De Derek Kwok et Clement Cheng
Avec Wong You-Nam, Bruce Leung, Chen Kuan-Tai,
Teddy Robin Kwan, Michael Chan, J.J Jia,
Siu Yam-Yam, Lo Meng, Goo Goon-Chung



Alors là le coup de cœur et le coup de fouet de l’année. Gallants est tout ce que j’aime, culte, anti-nostalgique, universel. Il parodie avec finesse et humour le genre du cinéma kung fu de l’ancienne colonie Britannique (Hong Kong). Rendant hommage aux héros de notre enfance tout en tendant la main vers la nouvelle vague et sa jeunesse (MC Jin). D’une lucidité bonne enfant, Gallants garanti un retour aux sources vivifiant. L'émerveillement est toujours là et le transport est total.


Cheung travaille pour une agence immobilière de Hong Kong. Timoré et maladroit, il est la risée de son entourage qui passe son temps à l'humilier. Alors qu’il est envoyé dans un village de l'archipel pour régler une dispute de bail, il fait la connaissance avec deux vieux experts en kung-fu, Dragon et Tiger. Ceux-ci veillent jour et nuit sur leur maître plongé dans le coma depuis 30 ans. Lorsque ce dernier se réveille, il se croit toujours à son époque et prend le jeune Cheung pour un de ses disciples et croit que Dragon et Tiger sont les élèves de Cheung. Le petit groupe avec l'aide de complices mettra tout en œuvre afin de préserver les illusions du vieux Maître, d'autant plus que des promoteurs véreux ont décidé de faire main basse sur l'école du sifu (1).
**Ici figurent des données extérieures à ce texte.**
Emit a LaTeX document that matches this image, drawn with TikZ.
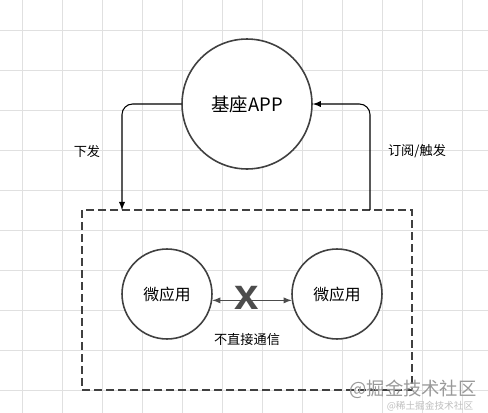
\documentclass[tikz,border=0pt]{standalone}
\usepackage{fontspec}
\newfontfamily\cjk{Noto Sans CJK SC}
\newfontfamily\crossfont{Liberation Sans}
\usetikzlibrary{arrows}
\usetikzlibrary{calc}

\begin{document}
\begin{tikzpicture}[x=0.02cm, y=-0.02cm,
  line/.style={>=latex, line width=0.6pt},
  app/.style={circle, draw=black!75, fill=white, line width=0.9pt, inner sep=0pt},
  label/.style={font=\cjk\fontsize{7.5}{9}\selectfont}]
\useasboundingbox (0,0) rectangle (488,413);

% background grid
\foreach \gx in {22.5,62.5,...,462.5}
  \draw[black!12, line width=0.5pt] (\gx,0) -- (\gx,413);
\foreach \gy in {30,70,...,390}
  \draw[black!12, line width=0.5pt] (0,\gy) -- (488,\gy);

\node[app, minimum size=2.6cm, font=\cjk\fontsize{10.5}{12}\selectfont] (base) at (247,104) {基座APP};
\node[draw=black!75, dashed, dash pattern=on 0.16cm off 0.08cm, line width=1.1pt,
  minimum width=6.6cm, minimum height=3.6cm, inner sep=0pt] (frame) at (247,300) {};
\node[app, minimum size=1.8cm, font=\cjk\fontsize{9}{11}\selectfont] (left) at (167,294) {微应用};
\node[app, minimum size=1.8cm, font=\cjk\fontsize{9}{11}\selectfont] (right) at (337,294) {微应用};

\coordinate (send) at (122,210);
\coordinate (notify) at (370,210);
\draw[->, line, rounded corners=6] (base.west) -| (send);
\draw[->, line, rounded corners=6] (notify) |- (base.east);
\node[label] (sendlabel) at (87,151) {下发};
\node[label] (notifylabel) at (417,151) {订阅/触发};

\draw[<->, line, black!70] (left.-8) -- (right.188);
\node[text=black!70, font=\crossfont\bfseries\fontsize{25}{25}\selectfont, inner sep=0pt] (cross) at (247,298) {x};
\node[label] (nolink) at (247,340) {不直接通信};

% watermark
\node[font=\cjk\fontsize{10.4}{12}\selectfont, text=black!40] (mark) at (413,389) {@掘金技术社区};
\node[font=\cjk\fontsize{5.5}{6}\selectfont, text=black!25, inner sep=0pt] (mark2) at (430,406) {@稀土掘金技术社区};
\end{tikzpicture}
\end{document}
Gallants représente un trésor national unique et l'on devine à quel point l'histoire est en phase avec les aspirations du film, le retour au cinéma de genre et le désir subtil de créer un pont entre plusieurs générations. L'atmosphère des films d'antan (la 36ème chambre de Shaolin, le justicier de Shanghai) paraît intacte, mais nul ne peut nier les affres du temps. Comme pour le vieux maître Derek Kwok et Clement Cheng nous invite à revivre le passé avec l'humour et le cœur du présent. Les combats sont ingénieux, lisibles et rythmés, l'humour cantonnais est omniprésent (les quiproquos, les entrainements loufoques). Pas de doute, nous sommes bien en présence d'une œuvre qui rend hommage au genre et qui dépasse de loin la rétrospective passéiste. On espère une sortie en France courant 2011.

(1) sifu : maître



Ce texte provient de whispering-asia, la copie intégrale est illicite!

Retro coup de coeur


Sparrow
Hong Kong 2008
De Johnnie To avec Simon Yam, Kelly Lin


Film de commande classe et efficace, pour les amateurs de petits encas ciné pertinents et bien ficelés. Une nouvelle déclaration d’amour de M. To envers Hong Kong et ses acteurs locaux dont l’inévitable Simon Yam.
Cette fois le réalisateur compose un étrange ballet d’intrigues mettant en scène un gang de pickpocket. Ce qui permet au maître de nous gratifier de superbes duels citadins où les cutters remplacent les flingues où les cibles sont les sacs à mains et les portefeuilles en tout genre.




Le combat des maîtres
Hong Kong 1976 de Liu Chia-Liang avec Gordon Liu, Chen Kuan Tai, Liu Chia-Liang
Mon coup de cœur pour l’enseignement martial parallèle à l’enseignement moral.
Au fur et à mesure que le héros campé par Gordon Liu acquiert en technique, il grandit en vertu.Le combat des maîtres de Liu Chia Liang (authentique sifu de kung fu) rappelle à mes souvenirs ces films de kung fu à vocation humaniste qui ont fait mon éducation et qui manquent trop aujourd’hui.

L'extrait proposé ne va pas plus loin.